I am trying to understand the proof of Proposition 4 in
S. Ullom, <em>Integral normal bases in Galois extensions of local fields</em>, Nagoya Math. J. Volume 39 (1970), 141-148. The PDF is available here:
http://projecteuclid.org/euclid.nmj/1118798052

It appears that the following result is used, but I'm afraid that I don't quite see the proof.
Let $k$ be a field of characteristic $p$ and let $G$ be a finite $p$-group. Let $W$ be a left $k[G]$-module such that $\dim_k W = |G|$. Suppose that $\dim_k W^{G} = 1$. Then $\dim_k W_G = 1$.
Here $W^G$ denotes invariants and $W_G$ denotes coinvariants.

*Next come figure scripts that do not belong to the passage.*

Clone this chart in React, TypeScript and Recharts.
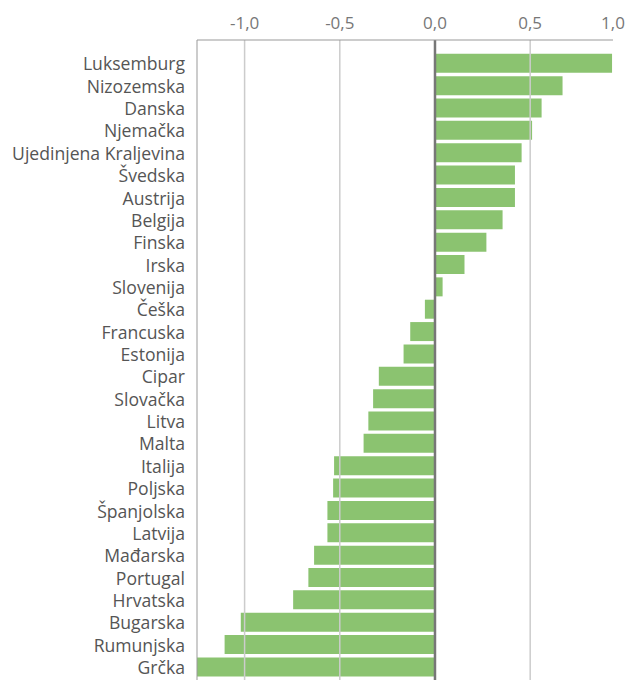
import { Bar, BarChart, ReferenceLine, XAxis, YAxis } from "recharts";

const countries = [
  "Luksemburg", "Nizozemska", "Danska", "Njemačka", "Ujedinjena Kraljevina",
  "Švedska", "Austrija", "Belgija", "Finska", "Irska", "Slovenija", "Češka",
  "Francuska", "Estonija", "Cipar", "Slovačka", "Litva", "Malta", "Italija",
  "Poljska", "Španjolska", "Latvija", "Mađarska", "Portugal", "Hrvatska",
  "Bugarska", "Rumunjska", "Grčka",
];

const values = [
  0.93, 0.67, 0.56, 0.51, 0.455, 0.42, 0.42, 0.355, 0.27, 0.155, 0.04, -0.053,
  -0.13, -0.165, -0.295, -0.325, -0.35, -0.375, -0.53, -0.535, -0.565, -0.565,
  -0.635, -0.665, -0.745, -1.02, -1.105, -1.25,
];

const xTicks = [-1, -0.5, 0, 0.5, 0.935];
const gridValues = [-1, -0.5, 0.5];

const data = countries.map((name, i) => ({ name, value: values[i] }));

const font = "'Open Sans', sans-serif";

function fmt(v: number) {
  const r = Math.round(v * 2) / 2;
  return r.toFixed(1).replace(".", ",");
}

export default function App() {
  return (
    <div style={{ position: "absolute", left: 8, top: 8, width: 619, height: 674, fontFamily: font }}>
      <BarChart
        width={619}
        height={674}
        data={data}
        layout="vertical"
        margin={{ top: 2, right: 14, bottom: 2, left: 0 }}
        barCategoryGap="8%"
      >
        <XAxis
          type="number"
          orientation="top"
          domain={[-1.25, 0.935]}
          ticks={xTicks}
          tickFormatter={fmt}
          height={30}
          tickLine={false}
          tickMargin={5}
          axisLine={{ stroke: "#999" }}
          tick={{ fill: "#777", fontSize: 17, fontFamily: font }}
          allowDataOverflow
        />
        <YAxis
          type="category"
          dataKey="name"
          width={189}
          interval={0}
          tickLine={false}
          tickMargin={6}
          padding={{ top: 12, bottom: 2 }}
          axisLine={{ stroke: "#999" }}
          tick={{ fill: "#555", fontSize: 17.6, fontFamily: font, dy: 1 }}
        />
        {gridValues.map((g) => (
          <ReferenceLine key={g} x={g} stroke="#ccc" strokeWidth={1.5} />
        ))}
        <Bar dataKey="value" fill="#8bc370" isAnimationActive={false} />
        <ReferenceLine x={0} stroke="#777" strokeWidth={2.5} />
      </BarChart>
    </div>
  );
}
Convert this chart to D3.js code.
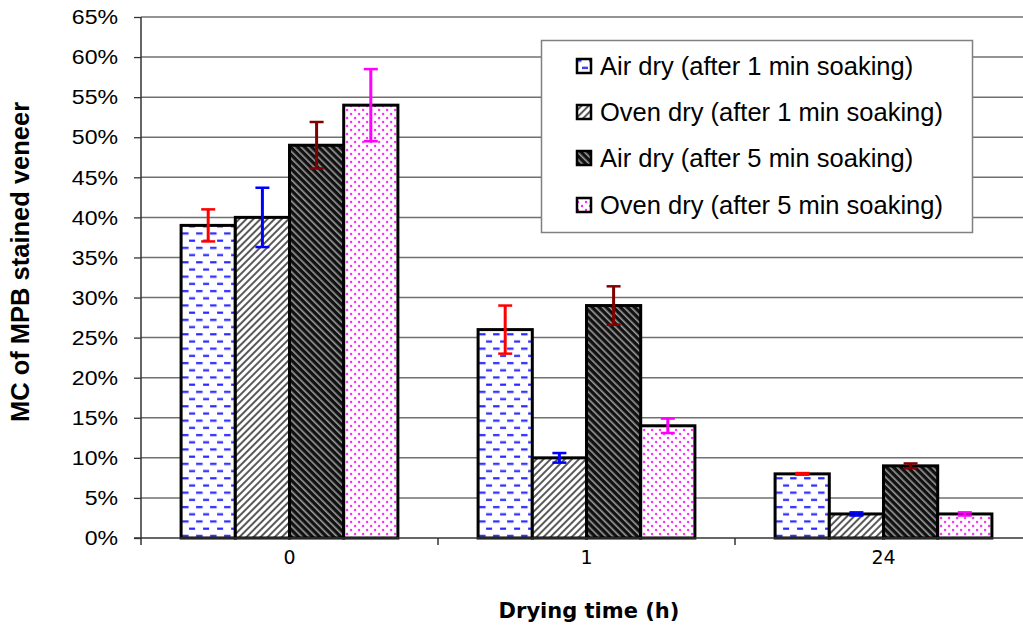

I have to admit that I know relatively little about representation theory in characteristic $p$. One idea would be to consider the dual representation $\hat{W}$, but I only got so far:
$\dim_k W^{G} = 1 \implies W$ is indecomposable $\implies \hat{W}$ is indecomposable. But maybe this is not the right approach. If I could show that the Tate cohomology groups of $W$ vanish, then of course the desired result drops out, but I think this is rather strong medicine.

Is anyone able to give a proof of the above claim? I suspect the solution is fairly easy, but I just don't see it at the moment.